Task brief: Your task is to transcribe the records exactly, skipping every image.

********************

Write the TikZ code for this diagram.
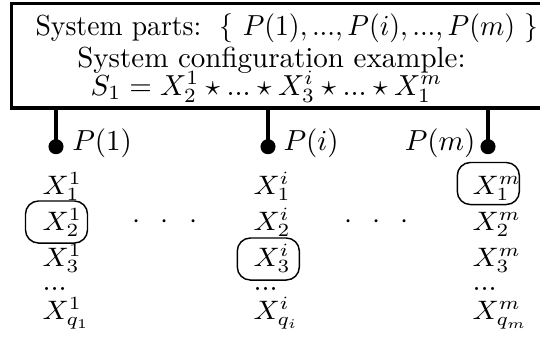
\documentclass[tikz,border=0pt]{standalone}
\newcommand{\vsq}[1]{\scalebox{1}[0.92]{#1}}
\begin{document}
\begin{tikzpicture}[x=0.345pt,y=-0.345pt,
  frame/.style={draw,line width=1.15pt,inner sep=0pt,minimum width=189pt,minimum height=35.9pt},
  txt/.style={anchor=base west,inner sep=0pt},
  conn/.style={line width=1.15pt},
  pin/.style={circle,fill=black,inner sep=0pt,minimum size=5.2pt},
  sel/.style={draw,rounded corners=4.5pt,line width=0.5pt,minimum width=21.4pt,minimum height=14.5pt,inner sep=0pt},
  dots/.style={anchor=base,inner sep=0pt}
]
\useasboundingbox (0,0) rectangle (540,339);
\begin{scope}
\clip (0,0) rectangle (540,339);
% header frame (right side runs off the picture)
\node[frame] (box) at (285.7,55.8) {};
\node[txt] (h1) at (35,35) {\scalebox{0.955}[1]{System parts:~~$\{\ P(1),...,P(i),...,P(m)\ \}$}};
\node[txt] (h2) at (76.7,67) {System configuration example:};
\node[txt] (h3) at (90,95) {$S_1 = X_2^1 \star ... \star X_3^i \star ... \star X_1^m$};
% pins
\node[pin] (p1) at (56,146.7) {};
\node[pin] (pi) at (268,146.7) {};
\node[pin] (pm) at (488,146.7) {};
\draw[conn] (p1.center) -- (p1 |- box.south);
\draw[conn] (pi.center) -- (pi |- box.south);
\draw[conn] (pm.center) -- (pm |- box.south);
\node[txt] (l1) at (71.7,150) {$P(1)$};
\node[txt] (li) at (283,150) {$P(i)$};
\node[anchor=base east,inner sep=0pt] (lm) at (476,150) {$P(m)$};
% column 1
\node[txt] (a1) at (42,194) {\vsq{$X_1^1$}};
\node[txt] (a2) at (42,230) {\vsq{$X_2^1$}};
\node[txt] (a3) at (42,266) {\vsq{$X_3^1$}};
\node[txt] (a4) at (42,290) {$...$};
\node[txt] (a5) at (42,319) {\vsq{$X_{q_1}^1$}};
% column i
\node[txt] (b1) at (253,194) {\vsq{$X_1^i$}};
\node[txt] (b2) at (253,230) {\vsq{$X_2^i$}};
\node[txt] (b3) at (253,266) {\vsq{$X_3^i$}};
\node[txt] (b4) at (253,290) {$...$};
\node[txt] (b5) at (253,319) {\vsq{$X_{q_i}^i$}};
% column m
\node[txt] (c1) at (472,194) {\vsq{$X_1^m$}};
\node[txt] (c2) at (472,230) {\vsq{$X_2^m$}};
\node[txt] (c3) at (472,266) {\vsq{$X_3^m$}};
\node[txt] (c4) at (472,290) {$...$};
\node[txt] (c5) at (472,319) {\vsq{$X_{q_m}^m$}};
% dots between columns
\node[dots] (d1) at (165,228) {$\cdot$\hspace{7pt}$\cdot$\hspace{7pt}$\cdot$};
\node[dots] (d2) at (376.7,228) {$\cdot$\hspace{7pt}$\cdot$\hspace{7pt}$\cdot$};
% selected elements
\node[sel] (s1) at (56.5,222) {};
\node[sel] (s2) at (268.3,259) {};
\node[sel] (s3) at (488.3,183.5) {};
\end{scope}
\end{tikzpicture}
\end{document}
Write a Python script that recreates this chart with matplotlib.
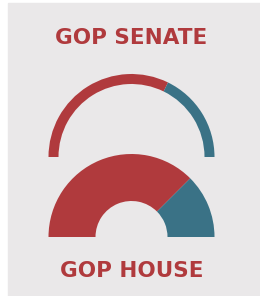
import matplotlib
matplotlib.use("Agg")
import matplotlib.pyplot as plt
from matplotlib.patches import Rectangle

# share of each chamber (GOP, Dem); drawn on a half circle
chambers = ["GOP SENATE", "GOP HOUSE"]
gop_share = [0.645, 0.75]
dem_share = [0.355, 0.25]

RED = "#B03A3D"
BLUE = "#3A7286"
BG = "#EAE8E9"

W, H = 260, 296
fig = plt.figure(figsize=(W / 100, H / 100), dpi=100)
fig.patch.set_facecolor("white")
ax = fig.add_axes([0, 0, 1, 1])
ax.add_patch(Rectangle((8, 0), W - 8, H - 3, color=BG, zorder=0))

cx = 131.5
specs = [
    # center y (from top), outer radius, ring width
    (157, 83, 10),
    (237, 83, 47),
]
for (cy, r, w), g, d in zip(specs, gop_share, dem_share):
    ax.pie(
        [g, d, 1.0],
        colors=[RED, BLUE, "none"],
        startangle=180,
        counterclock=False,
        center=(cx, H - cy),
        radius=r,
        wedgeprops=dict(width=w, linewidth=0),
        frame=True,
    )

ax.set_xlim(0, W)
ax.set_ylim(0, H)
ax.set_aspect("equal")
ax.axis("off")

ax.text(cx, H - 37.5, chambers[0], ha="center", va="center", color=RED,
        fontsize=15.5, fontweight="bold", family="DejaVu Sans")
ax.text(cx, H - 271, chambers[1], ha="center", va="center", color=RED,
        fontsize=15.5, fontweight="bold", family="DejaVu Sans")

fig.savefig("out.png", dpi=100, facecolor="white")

********************

Right answer:
Write the TikZ code for this diagram.
\documentclass[tikz,border=0pt]{standalone}
\newcommand{\vsq}[1]{\scalebox{1}[0.92]{#1}}
\begin{document}
\begin{tikzpicture}[x=0.345pt,y=-0.345pt,
  frame/.style={draw,line width=1.15pt,inner sep=0pt,minimum width=189pt,minimum height=35.9pt},
  txt/.style={anchor=base west,inner sep=0pt},
  conn/.style={line width=1.15pt},
  pin/.style={circle,fill=black,inner sep=0pt,minimum size=5.2pt},
  sel/.style={draw,rounded corners=4.5pt,line width=0.5pt,minimum width=21.4pt,minimum height=14.5pt,inner sep=0pt},
  dots/.style={anchor=base,inner sep=0pt}
]
\useasboundingbox (0,0) rectangle (540,339);
\begin{scope}
\clip (0,0) rectangle (540,339);
% header frame (right side runs off the picture)
\node[frame] (box) at (285.7,55.8) {};
\node[txt] (h1) at (35,35) {\scalebox{0.955}[1]{System parts:~~$\{\ P(1),...,P(i),...,P(m)\ \}$}};
\node[txt] (h2) at (76.7,67) {System configuration example:};
\node[txt] (h3) at (90,95) {$S_1 = X_2^1 \star ... \star X_3^i \star ... \star X_1^m$};
% pins
\node[pin] (p1) at (56,146.7) {};
\node[pin] (pi) at (268,146.7) {};
\node[pin] (pm) at (488,146.7) {};
\draw[conn] (p1.center) -- (p1 |- box.south);
\draw[conn] (pi.center) -- (pi |- box.south);
\draw[conn] (pm.center) -- (pm |- box.south);
\node[txt] (l1) at (71.7,150) {$P(1)$};
\node[txt] (li) at (283,150) {$P(i)$};
\node[anchor=base east,inner sep=0pt] (lm) at (476,150) {$P(m)$};
% column 1
\node[txt] (a1) at (42,194) {\vsq{$X_1^1$}};
\node[txt] (a2) at (42,230) {\vsq{$X_2^1$}};
\node[txt] (a3) at (42,266) {\vsq{$X_3^1$}};
\node[txt] (a4) at (42,290) {$...$};
\node[txt] (a5) at (42,319) {\vsq{$X_{q_1}^1$}};
% column i
\node[txt] (b1) at (253,194) {\vsq{$X_1^i$}};
\node[txt] (b2) at (253,230) {\vsq{$X_2^i$}};
\node[txt] (b3) at (253,266) {\vsq{$X_3^i$}};
\node[txt] (b4) at (253,290) {$...$};
\node[txt] (b5) at (253,319) {\vsq{$X_{q_i}^i$}};
% column m
\node[txt] (c1) at (472,194) {\vsq{$X_1^m$}};
\node[txt] (c2) at (472,230) {\vsq{$X_2^m$}};
\node[txt] (c3) at (472,266) {\vsq{$X_3^m$}};
\node[txt] (c4) at (472,290) {$...$};
\node[txt] (c5) at (472,319) {\vsq{$X_{q_m}^m$}};
% dots between columns
\node[dots] (d1) at (165,228) {$\cdot$\hspace{7pt}$\cdot$\hspace{7pt}$\cdot$};
\node[dots] (d2) at (376.7,228) {$\cdot$\hspace{7pt}$\cdot$\hspace{7pt}$\cdot$};
% selected elements
\node[sel] (s1) at (56.5,222) {};
\node[sel] (s2) at (268.3,259) {};
\node[sel] (s3) at (488.3,183.5) {};
\end{scope}
\end{tikzpicture}
\end{document}
Write a Python script that recreates this chart with matplotlib.
import matplotlib
matplotlib.use("Agg")
import matplotlib.pyplot as plt
from matplotlib.patches import Rectangle

# share of each chamber (GOP, Dem); drawn on a half circle
chambers = ["GOP SENATE", "GOP HOUSE"]
gop_share = [0.645, 0.75]
dem_share = [0.355, 0.25]

RED = "#B03A3D"
BLUE = "#3A7286"
BG = "#EAE8E9"

W, H = 260, 296
fig = plt.figure(figsize=(W / 100, H / 100), dpi=100)
fig.patch.set_facecolor("white")
ax = fig.add_axes([0, 0, 1, 1])
ax.add_patch(Rectangle((8, 0), W - 8, H - 3, color=BG, zorder=0))

cx = 131.5
specs = [
    # center y (from top), outer radius, ring width
    (157, 83, 10),
    (237, 83, 47),
]
for (cy, r, w), g, d in zip(specs, gop_share, dem_share):
    ax.pie(
        [g, d, 1.0],
        colors=[RED, BLUE, "none"],
        startangle=180,
        counterclock=False,
        center=(cx, H - cy),
        radius=r,
        wedgeprops=dict(width=w, linewidth=0),
        frame=True,
    )

ax.set_xlim(0, W)
ax.set_ylim(0, H)
ax.set_aspect("equal")
ax.axis("off")

ax.text(cx, H - 37.5, chambers[0], ha="center", va="center", color=RED,
        fontsize=15.5, fontweight="bold", family="DejaVu Sans")
ax.text(cx, H - 271, chambers[1], ha="center", va="center", color=RED,
        fontsize=15.5, fontweight="bold", family="DejaVu Sans")

fig.savefig("out.png", dpi=100, facecolor="white")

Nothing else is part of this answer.